Mehr will ich nicht sagen. Bleibt in Gottes Liebe! Vergebt meine Torheit. Möglicherweise habe ich Euch mit zu vielen Worten überhäuft und das gesagt, was wir vielleicht nicht hören wollen. Entschuldigt, bitte. Aber meine Liebe und Sorge um Euer Seelenheil ließen mich das sagen. Würde ich Euch nicht lieben, hätte ich mich nicht darum gekümmert, noch hätte es mich gestört, Euch in des Teufels Händen zu wissen – aber weil ich Euch liebe, kann ich es nicht ertragen. Ich will, dass Ihr Anteil habt am Blut des Gottessohnes.
Geliebter Jesus! Jesus, die Liebe! Liebste Maria.
[1] Vgl. Br. 311 an die Regierung von Siena: „Wem schulden wir etwas? Gott und der heiligen Kirche … Und was schulden wir? Gott schulden wir Lob und Ehre … denn er hat uns geliebt, bevor wir geschaffen wurden, und er hat uns Ehre erwiesen im Blut seines Sohnes, indem wir die Frucht der Gnade erhielten … Sie hat uns vom Tod befreit und das Leben geschenkt. Und daher schulden wir Gott Ehre und Liebe.“
[2] Vgl. Br. 69 an Sano di Maco, wo das Bild breiter dargestellt wird: „Der Teufel hielt uns gefesselt als sein Eigentum, als seine Knechte und Gefangene, aber Jesus hat uns gerettet. … O unschätzbare, süße Liebe, Du hast den Schuldschein durchgestrichen, der den Menschen an den Teufel gebunden hatte und hast ihn ans heilige Kreuz geheftet. Dieser Schuldschein bestand aus dem Fell des Lammes, des makellosen Lammes. Christus hat uns in sich eingeschrieben und dann das Lammfell zerrissen. Trösten wir uns also in dem Bewusstsein, dass unser Schuldschein zerrissen ist und dass unser Widersacher, der Teufel, uns nicht mehr zurückfordern kann.“
[3] Mt 3,10.
[4] Das ist die einzige Stelle, wo Caterina das Bild von der Schaufel verwendet.

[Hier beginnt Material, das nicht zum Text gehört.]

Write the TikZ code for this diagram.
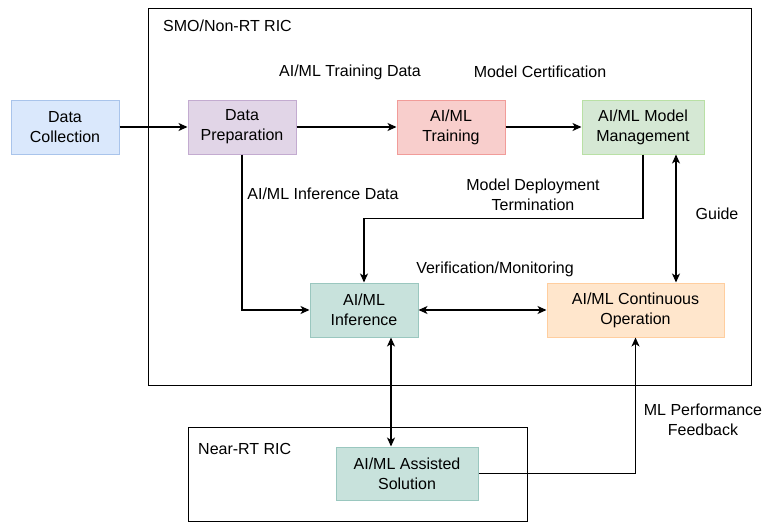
\documentclass[tikz,border=0pt]{standalone}
\usepackage{fontspec}
\setmainfont{Liberation Sans}
\usetikzlibrary{arrows.meta,calc}
\definecolor{bluefill}{HTML}{DAE8FC}\definecolor{bluedraw}{HTML}{A9C4EB}
\definecolor{purfill}{HTML}{E1D5E7}\definecolor{purdraw}{HTML}{C3ABD0}
\definecolor{redfill}{HTML}{F8CECC}\definecolor{reddraw}{HTML}{F19C99}
\definecolor{grnfill}{HTML}{D5E8D4}\definecolor{grndraw}{HTML}{B9E0A5}
\definecolor{tealfill}{HTML}{C8E2DC}\definecolor{tealdraw}{HTML}{9AC7BF}
\definecolor{orfill}{HTML}{FFE6CC}\definecolor{ordraw}{HTML}{FFCE9F}
\tikzset{
  every node/.style={font=\fontsize{16}{20}\selectfont, inner sep=0pt},
  box/.style={draw, line width=1pt, align=center, minimum height=54pt},
  lbl/.style={align=center},
  conn/.style={line width=1.3pt, -{Stealth[length=9pt,width=8pt,inset=2.5pt]}},
  conn2/.style={line width=1.3pt, {Stealth[length=9pt,width=8pt,inset=2.5pt]}-{Stealth[length=9pt,width=8pt,inset=2.5pt]}},
  frame/.style={draw, line width=1pt}
}
\begin{document}
\begin{tikzpicture}[x=1pt,y=-1pt]
\useasboundingbox (0,0) rectangle (765,525);
\draw[frame] (148,8) rectangle (751,385);
\draw[frame] (188,427) rectangle (527,521);
\node[anchor=west] (smo) at (163,26) {SMO/Non-RT RIC};
\node[anchor=west] (near) at (198,449) {Near-RT RIC};

\node[box, fill=bluefill, draw=bluedraw, minimum width=108pt] (dc) at (65,127) {Data\\Collection};
\node[box, fill=purfill, draw=purdraw, minimum width=108pt] (dp) at (242,127) {Data\\Preparation};
\node[box, fill=redfill, draw=reddraw, minimum width=108pt] (tr) at (451,127) {AI/ML\\Training};
\node[box, fill=grnfill, draw=grndraw, minimum width=122pt] (mm) at (643,127) {AI/ML Model\\Management};
\node[box, fill=tealfill, draw=tealdraw, minimum width=108pt] (inf) at (364,310) {AI/ML\\Inference};
\node[box, fill=orfill, draw=ordraw, minimum width=177pt] (co) at (635.5,310) {AI/ML Continuous\\Operation};
\node[box, fill=tealfill, draw=tealdraw, minimum width=142pt, minimum height=53pt] (as) at (407,473.5) {AI/ML Assisted\\Solution};

\node[lbl] (l1) at (350,72) {AI/ML Training Data};
\node[lbl] (l2) at (540,72) {Model Certification};
\node[lbl] (l3) at (323,194) {AI/ML Inference Data};
\node[lbl] (l4) at (533,195) {Model Deployment\\Termination};
\node[lbl] (l5) at (717,214) {Guide};
\node[lbl] (l6) at (495,269) {Verification/Monitoring};
\node[lbl] (l7) at (703,420) {ML Performance\\Feedback};

\draw[conn] (dc.east) -- (dp.west);
\draw[conn] (dp.east) -- (tr.west);
\draw[conn] (tr.east) -- (mm.west);
\draw[conn] (dp.south) |- (inf.west);
\draw[conn] (mm.south) -- ($(mm.south)+(0,64)$) -| (inf.north);
\draw[conn2] ([xshift=33pt]mm.south) -- ([xshift=33pt]mm.south |- co.north);
\draw[conn2] (inf.east) -- (co.west);
\draw[conn2] ([xshift=27pt]inf.south) -- ([xshift=27pt]inf.south |- as.north);
\draw[conn] (as.east) -| (co.south);
\end{tikzpicture}
\end{document}
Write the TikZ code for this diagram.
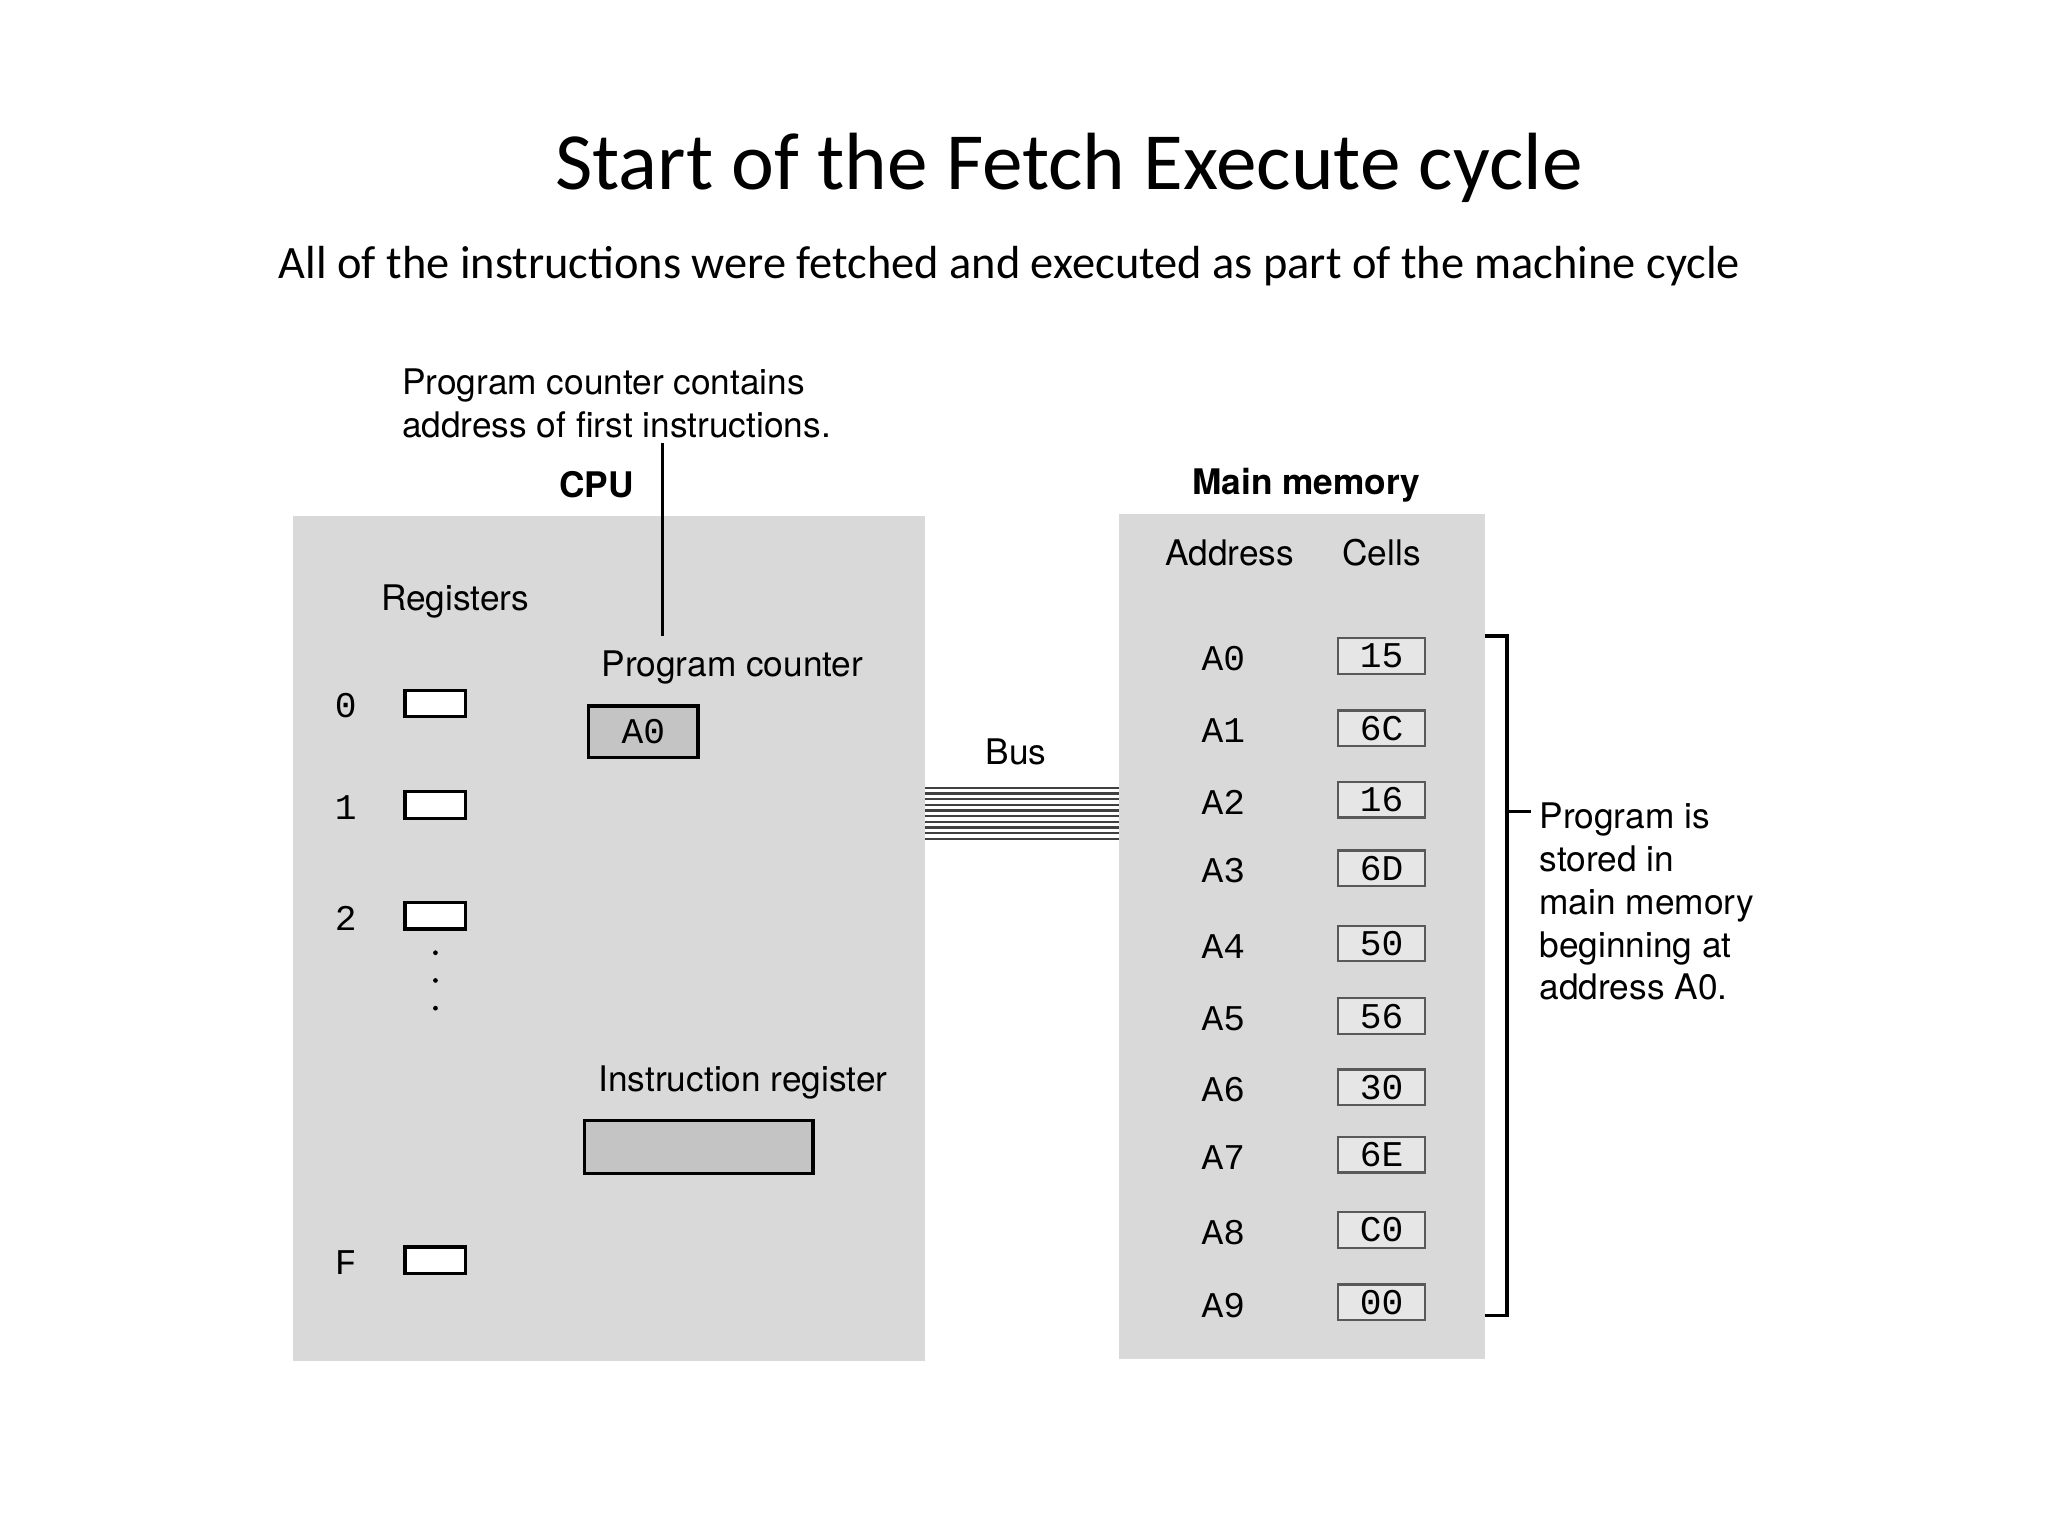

[5] Vgl. Br. 51 an Felice da Massa: „Das Auge unserer Seele ist der Verstand, der das Licht des heiligsten Glaubens so weit besitzt, wie die Hülle der Eigenliebe es nicht verdeckt.“
[6] Vgl. das Urteil des Mose über die Rotte Korachs (Num 16,30): „Wenn die Erde ihren Rachen aufreißt und sie verschlingt … dann werdet ihr erkennen, dass diese Leute den Herrn beleidigt haben.“ Vgl. auch die Androhung des Strafgerichts bei Jer 15,3: „Vier Plagen biete ich gegen sie auf – Spruch des Herrn: Das Schwert zum Morden, die Hunde zum Fortschleifen, die Vögel des Himmels und die Tiere des Feldes zum Fressen und Vertilgen.“
[7] Vgl. Röm 12,1.
[8] Vgl. Dialog 124: „Diese Elenden … begehen die verfluchte Sünde wider die Natur. Nicht nur Mir, der Ich höchste und ewige Reinheit bin, ist sie zum Ekel (so dass Ich um dieser Sünde willen fünf Städte durch Mein göttliches Gericht vernichtete) sondern sogar den Dämonen.“
[9] Vgl. 1 Kor 3,16.
[10] Caterina schließt ihre eigene Sündhaftigkeit in jene des Adressaten mit ein.
[11] Das ist eine jener Auslassungen, von denen in den Rubriken die Rede ist.